This course offers students a chance to historically examine the sociopolitical, cultural, philosophical and developmental foundations of U.S. education (grades 1-6). The course investigates past and current educational reforms, school structures, and teacher practices, as well as Massachusetts Curriculum Frameworks, while stressing the significance of diversity and equity in education. The course requires a three-hour seminar and 40 hours of field experience. Through field experiences, students will keep observational journals to allow them to critically integrate seminar topics with their observations and develop ethical and critical understanding of student identity, growth and development, learning theories, issues of diversity, developmentally-appropriate practices, different approaches to teaching and professional teaching standards. Three lecture hours per week. Fall, Spring
C or better in ENG 101
. Completion of 27 credits in the Elementary Education program with a GPA of 2.50 or better, or instructor's approval.
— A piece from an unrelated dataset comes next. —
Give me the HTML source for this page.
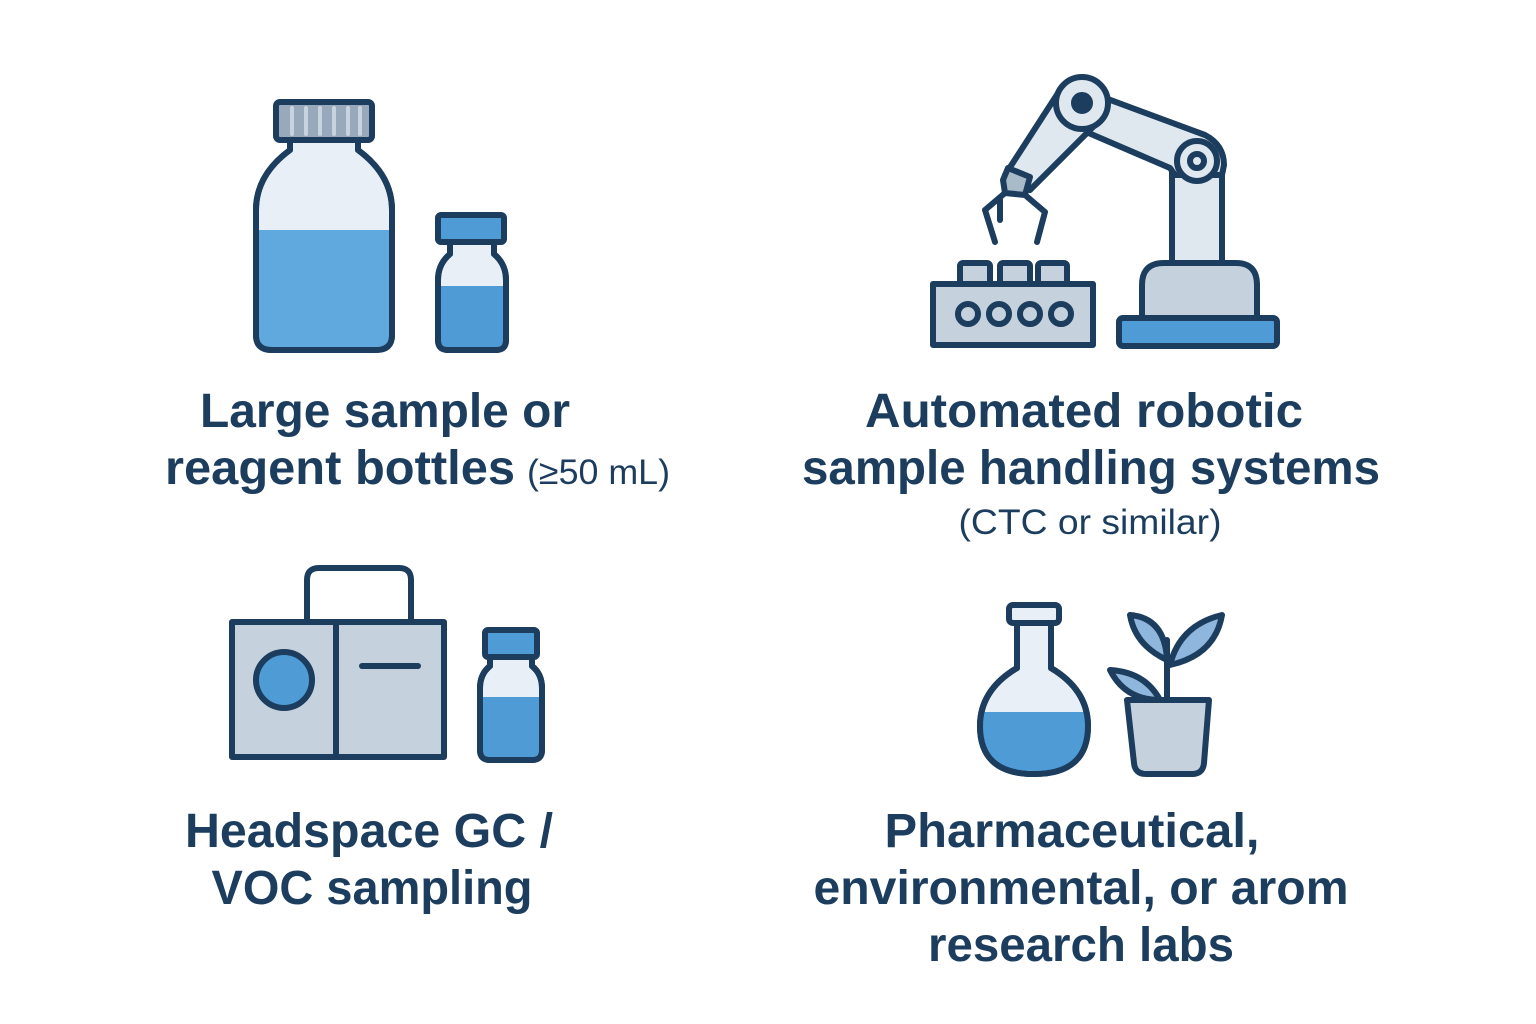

- Students will describe historical, social and structural events and policies that characterize educational settings and approaches to learning in the United States.
- Students will analyze the needs of their diverse learners as well as develop educational strategies and critical perspectives to develop learning practices that address and serve the needs of all learners.
- By gaining knowledge on the competing definitions, conceptions, and trends of schooling and learning, students will critically evaluate the effects of different curriculum frameworks and instructional techniques on student learning.
- Using Massachusetts state standards, students will develop aligned and inclusive learning plans and instructional techniques.